## Supplied records
BEGIN

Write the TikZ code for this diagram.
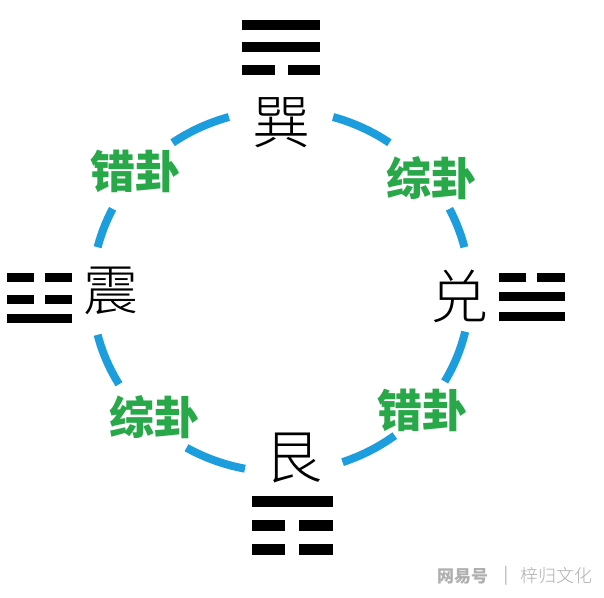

END
BEGIN

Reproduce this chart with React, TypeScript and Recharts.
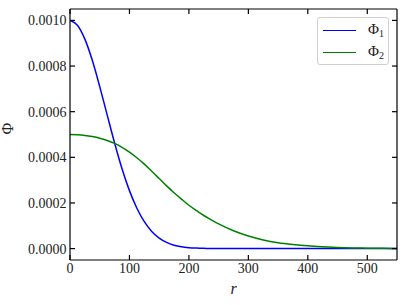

END
BEGIN

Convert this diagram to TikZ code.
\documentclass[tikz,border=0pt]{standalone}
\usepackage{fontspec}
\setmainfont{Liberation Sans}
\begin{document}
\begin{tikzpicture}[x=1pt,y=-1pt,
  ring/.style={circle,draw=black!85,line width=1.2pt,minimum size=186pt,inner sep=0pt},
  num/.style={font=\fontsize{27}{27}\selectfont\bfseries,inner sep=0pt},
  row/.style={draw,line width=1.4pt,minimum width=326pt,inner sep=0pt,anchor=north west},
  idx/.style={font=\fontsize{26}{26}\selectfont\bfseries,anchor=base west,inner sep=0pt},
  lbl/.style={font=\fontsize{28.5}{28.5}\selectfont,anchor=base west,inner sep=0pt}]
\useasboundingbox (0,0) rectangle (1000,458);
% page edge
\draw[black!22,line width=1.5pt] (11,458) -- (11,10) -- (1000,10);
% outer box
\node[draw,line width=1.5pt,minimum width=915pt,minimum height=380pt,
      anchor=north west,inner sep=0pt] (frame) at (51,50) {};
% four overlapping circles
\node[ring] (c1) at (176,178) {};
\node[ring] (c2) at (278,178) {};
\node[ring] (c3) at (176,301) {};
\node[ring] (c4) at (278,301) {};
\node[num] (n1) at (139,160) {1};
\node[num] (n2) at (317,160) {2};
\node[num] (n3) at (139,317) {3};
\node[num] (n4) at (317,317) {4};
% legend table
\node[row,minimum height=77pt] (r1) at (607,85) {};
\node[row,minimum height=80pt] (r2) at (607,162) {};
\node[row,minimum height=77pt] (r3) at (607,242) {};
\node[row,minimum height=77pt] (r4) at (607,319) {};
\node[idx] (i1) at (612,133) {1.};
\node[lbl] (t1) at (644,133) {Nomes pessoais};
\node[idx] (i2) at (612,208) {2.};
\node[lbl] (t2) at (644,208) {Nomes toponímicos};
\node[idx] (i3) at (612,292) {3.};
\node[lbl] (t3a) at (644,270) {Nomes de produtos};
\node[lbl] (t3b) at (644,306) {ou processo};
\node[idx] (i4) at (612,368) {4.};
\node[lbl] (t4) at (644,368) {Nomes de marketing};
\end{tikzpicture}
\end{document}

END

Identify the lines above that contain the word "diagram", then copy them.

## Output of the exercise
Write the TikZ code for this diagram.
Convert this diagram to TikZ code.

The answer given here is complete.